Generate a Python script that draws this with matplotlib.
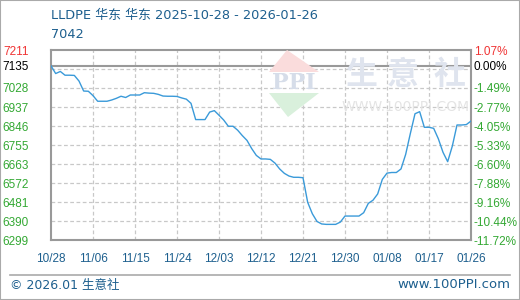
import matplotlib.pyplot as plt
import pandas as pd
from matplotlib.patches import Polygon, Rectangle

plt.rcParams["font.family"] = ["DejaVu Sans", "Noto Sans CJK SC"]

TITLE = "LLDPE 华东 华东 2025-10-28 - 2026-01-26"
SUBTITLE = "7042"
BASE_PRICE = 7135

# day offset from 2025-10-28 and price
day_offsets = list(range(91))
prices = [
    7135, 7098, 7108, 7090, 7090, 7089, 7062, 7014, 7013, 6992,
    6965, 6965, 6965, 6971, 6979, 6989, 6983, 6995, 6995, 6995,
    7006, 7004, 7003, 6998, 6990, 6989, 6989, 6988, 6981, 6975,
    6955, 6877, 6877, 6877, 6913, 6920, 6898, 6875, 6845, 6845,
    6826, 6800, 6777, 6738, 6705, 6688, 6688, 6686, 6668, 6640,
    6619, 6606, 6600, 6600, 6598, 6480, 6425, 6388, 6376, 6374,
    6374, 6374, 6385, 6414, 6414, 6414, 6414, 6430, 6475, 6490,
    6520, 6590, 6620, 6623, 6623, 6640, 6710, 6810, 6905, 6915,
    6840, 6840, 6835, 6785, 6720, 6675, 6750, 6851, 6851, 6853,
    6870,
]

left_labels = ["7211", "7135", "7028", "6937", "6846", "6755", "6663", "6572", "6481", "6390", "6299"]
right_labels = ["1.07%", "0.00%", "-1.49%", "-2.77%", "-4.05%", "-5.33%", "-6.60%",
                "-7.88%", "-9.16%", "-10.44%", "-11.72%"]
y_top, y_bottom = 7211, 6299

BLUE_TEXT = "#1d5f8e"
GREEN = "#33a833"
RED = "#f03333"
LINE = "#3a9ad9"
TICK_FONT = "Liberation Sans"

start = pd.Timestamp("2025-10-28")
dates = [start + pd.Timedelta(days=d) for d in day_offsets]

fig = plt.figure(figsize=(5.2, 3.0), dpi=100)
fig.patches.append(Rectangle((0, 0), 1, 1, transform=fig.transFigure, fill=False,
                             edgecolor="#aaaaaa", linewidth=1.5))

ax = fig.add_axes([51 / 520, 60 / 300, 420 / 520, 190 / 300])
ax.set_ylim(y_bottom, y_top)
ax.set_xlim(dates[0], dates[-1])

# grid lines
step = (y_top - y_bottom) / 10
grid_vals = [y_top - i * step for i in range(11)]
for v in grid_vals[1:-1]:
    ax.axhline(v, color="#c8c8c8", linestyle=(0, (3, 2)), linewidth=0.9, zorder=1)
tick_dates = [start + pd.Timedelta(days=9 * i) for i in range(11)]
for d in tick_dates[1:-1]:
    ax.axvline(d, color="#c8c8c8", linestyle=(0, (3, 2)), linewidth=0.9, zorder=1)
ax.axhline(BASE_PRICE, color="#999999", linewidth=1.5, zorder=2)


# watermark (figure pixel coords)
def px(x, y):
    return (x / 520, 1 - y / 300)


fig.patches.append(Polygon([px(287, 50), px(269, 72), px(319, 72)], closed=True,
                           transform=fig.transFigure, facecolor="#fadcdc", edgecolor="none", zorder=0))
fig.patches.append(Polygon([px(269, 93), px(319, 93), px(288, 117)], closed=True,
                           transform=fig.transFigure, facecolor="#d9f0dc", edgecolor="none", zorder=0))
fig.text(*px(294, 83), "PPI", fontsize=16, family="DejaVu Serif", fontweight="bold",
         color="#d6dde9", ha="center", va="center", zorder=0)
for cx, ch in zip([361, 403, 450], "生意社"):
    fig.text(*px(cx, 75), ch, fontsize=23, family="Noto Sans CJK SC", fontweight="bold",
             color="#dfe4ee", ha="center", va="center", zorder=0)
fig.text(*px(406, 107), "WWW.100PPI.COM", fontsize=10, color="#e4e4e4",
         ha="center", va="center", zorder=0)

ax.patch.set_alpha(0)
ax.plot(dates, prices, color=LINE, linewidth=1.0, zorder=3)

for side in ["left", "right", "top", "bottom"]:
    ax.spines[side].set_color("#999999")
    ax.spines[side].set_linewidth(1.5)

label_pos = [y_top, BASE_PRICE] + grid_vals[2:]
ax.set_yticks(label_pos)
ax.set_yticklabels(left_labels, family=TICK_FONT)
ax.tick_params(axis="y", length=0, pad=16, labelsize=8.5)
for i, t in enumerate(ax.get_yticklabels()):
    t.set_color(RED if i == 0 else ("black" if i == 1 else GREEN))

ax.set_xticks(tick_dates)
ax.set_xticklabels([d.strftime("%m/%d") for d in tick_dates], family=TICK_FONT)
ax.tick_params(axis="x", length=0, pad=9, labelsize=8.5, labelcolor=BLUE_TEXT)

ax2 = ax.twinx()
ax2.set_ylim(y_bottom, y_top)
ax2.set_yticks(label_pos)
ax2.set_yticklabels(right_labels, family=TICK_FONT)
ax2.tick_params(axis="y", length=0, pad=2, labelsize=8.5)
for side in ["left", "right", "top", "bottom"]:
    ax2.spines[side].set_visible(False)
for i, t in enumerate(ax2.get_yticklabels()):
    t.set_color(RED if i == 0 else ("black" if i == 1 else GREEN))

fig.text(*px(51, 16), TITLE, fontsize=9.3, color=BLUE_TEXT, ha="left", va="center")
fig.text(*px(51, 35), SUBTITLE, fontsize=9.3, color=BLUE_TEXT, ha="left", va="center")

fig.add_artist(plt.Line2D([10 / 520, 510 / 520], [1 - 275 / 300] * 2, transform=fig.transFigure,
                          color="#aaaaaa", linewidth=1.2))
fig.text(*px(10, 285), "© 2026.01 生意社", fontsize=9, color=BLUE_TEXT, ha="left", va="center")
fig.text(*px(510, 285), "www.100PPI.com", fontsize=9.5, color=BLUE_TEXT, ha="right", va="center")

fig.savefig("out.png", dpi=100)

- [Directions]: Write out the listing above exactly as it stands, pictures excluded.

- [Problem solution]:
Generate a Python script that draws this with matplotlib.
import matplotlib.pyplot as plt
import pandas as pd
from matplotlib.patches import Polygon, Rectangle

plt.rcParams["font.family"] = ["DejaVu Sans", "Noto Sans CJK SC"]

TITLE = "LLDPE 华东 华东 2025-10-28 - 2026-01-26"
SUBTITLE = "7042"
BASE_PRICE = 7135

# day offset from 2025-10-28 and price
day_offsets = list(range(91))
prices = [
    7135, 7098, 7108, 7090, 7090, 7089, 7062, 7014, 7013, 6992,
    6965, 6965, 6965, 6971, 6979, 6989, 6983, 6995, 6995, 6995,
    7006, 7004, 7003, 6998, 6990, 6989, 6989, 6988, 6981, 6975,
    6955, 6877, 6877, 6877, 6913, 6920, 6898, 6875, 6845, 6845,
    6826, 6800, 6777, 6738, 6705, 6688, 6688, 6686, 6668, 6640,
    6619, 6606, 6600, 6600, 6598, 6480, 6425, 6388, 6376, 6374,
    6374, 6374, 6385, 6414, 6414, 6414, 6414, 6430, 6475, 6490,
    6520, 6590, 6620, 6623, 6623, 6640, 6710, 6810, 6905, 6915,
    6840, 6840, 6835, 6785, 6720, 6675, 6750, 6851, 6851, 6853,
    6870,
]

left_labels = ["7211", "7135", "7028", "6937", "6846", "6755", "6663", "6572", "6481", "6390", "6299"]
right_labels = ["1.07%", "0.00%", "-1.49%", "-2.77%", "-4.05%", "-5.33%", "-6.60%",
                "-7.88%", "-9.16%", "-10.44%", "-11.72%"]
y_top, y_bottom = 7211, 6299

BLUE_TEXT = "#1d5f8e"
GREEN = "#33a833"
RED = "#f03333"
LINE = "#3a9ad9"
TICK_FONT = "Liberation Sans"

start = pd.Timestamp("2025-10-28")
dates = [start + pd.Timedelta(days=d) for d in day_offsets]

fig = plt.figure(figsize=(5.2, 3.0), dpi=100)
fig.patches.append(Rectangle((0, 0), 1, 1, transform=fig.transFigure, fill=False,
                             edgecolor="#aaaaaa", linewidth=1.5))

ax = fig.add_axes([51 / 520, 60 / 300, 420 / 520, 190 / 300])
ax.set_ylim(y_bottom, y_top)
ax.set_xlim(dates[0], dates[-1])

# grid lines
step = (y_top - y_bottom) / 10
grid_vals = [y_top - i * step for i in range(11)]
for v in grid_vals[1:-1]:
    ax.axhline(v, color="#c8c8c8", linestyle=(0, (3, 2)), linewidth=0.9, zorder=1)
tick_dates = [start + pd.Timedelta(days=9 * i) for i in range(11)]
for d in tick_dates[1:-1]:
    ax.axvline(d, color="#c8c8c8", linestyle=(0, (3, 2)), linewidth=0.9, zorder=1)
ax.axhline(BASE_PRICE, color="#999999", linewidth=1.5, zorder=2)


# watermark (figure pixel coords)
def px(x, y):
    return (x / 520, 1 - y / 300)


fig.patches.append(Polygon([px(287, 50), px(269, 72), px(319, 72)], closed=True,
                           transform=fig.transFigure, facecolor="#fadcdc", edgecolor="none", zorder=0))
fig.patches.append(Polygon([px(269, 93), px(319, 93), px(288, 117)], closed=True,
                           transform=fig.transFigure, facecolor="#d9f0dc", edgecolor="none", zorder=0))
fig.text(*px(294, 83), "PPI", fontsize=16, family="DejaVu Serif", fontweight="bold",
         color="#d6dde9", ha="center", va="center", zorder=0)
for cx, ch in zip([361, 403, 450], "生意社"):
    fig.text(*px(cx, 75), ch, fontsize=23, family="Noto Sans CJK SC", fontweight="bold",
             color="#dfe4ee", ha="center", va="center", zorder=0)
fig.text(*px(406, 107), "WWW.100PPI.COM", fontsize=10, color="#e4e4e4",
         ha="center", va="center", zorder=0)

ax.patch.set_alpha(0)
ax.plot(dates, prices, color=LINE, linewidth=1.0, zorder=3)

for side in ["left", "right", "top", "bottom"]:
    ax.spines[side].set_color("#999999")
    ax.spines[side].set_linewidth(1.5)

label_pos = [y_top, BASE_PRICE] + grid_vals[2:]
ax.set_yticks(label_pos)
ax.set_yticklabels(left_labels, family=TICK_FONT)
ax.tick_params(axis="y", length=0, pad=16, labelsize=8.5)
for i, t in enumerate(ax.get_yticklabels()):
    t.set_color(RED if i == 0 else ("black" if i == 1 else GREEN))

ax.set_xticks(tick_dates)
ax.set_xticklabels([d.strftime("%m/%d") for d in tick_dates], family=TICK_FONT)
ax.tick_params(axis="x", length=0, pad=9, labelsize=8.5, labelcolor=BLUE_TEXT)

ax2 = ax.twinx()
ax2.set_ylim(y_bottom, y_top)
ax2.set_yticks(label_pos)
ax2.set_yticklabels(right_labels, family=TICK_FONT)
ax2.tick_params(axis="y", length=0, pad=2, labelsize=8.5)
for side in ["left", "right", "top", "bottom"]:
    ax2.spines[side].set_visible(False)
for i, t in enumerate(ax2.get_yticklabels()):
    t.set_color(RED if i == 0 else ("black" if i == 1 else GREEN))

fig.text(*px(51, 16), TITLE, fontsize=9.3, color=BLUE_TEXT, ha="left", va="center")
fig.text(*px(51, 35), SUBTITLE, fontsize=9.3, color=BLUE_TEXT, ha="left", va="center")

fig.add_artist(plt.Line2D([10 / 520, 510 / 520], [1 - 275 / 300] * 2, transform=fig.transFigure,
                          color="#aaaaaa", linewidth=1.2))
fig.text(*px(10, 285), "© 2026.01 生意社", fontsize=9, color=BLUE_TEXT, ha="left", va="center")
fig.text(*px(510, 285), "www.100PPI.com", fontsize=9.5, color=BLUE_TEXT, ha="right", va="center")

fig.savefig("out.png", dpi=100)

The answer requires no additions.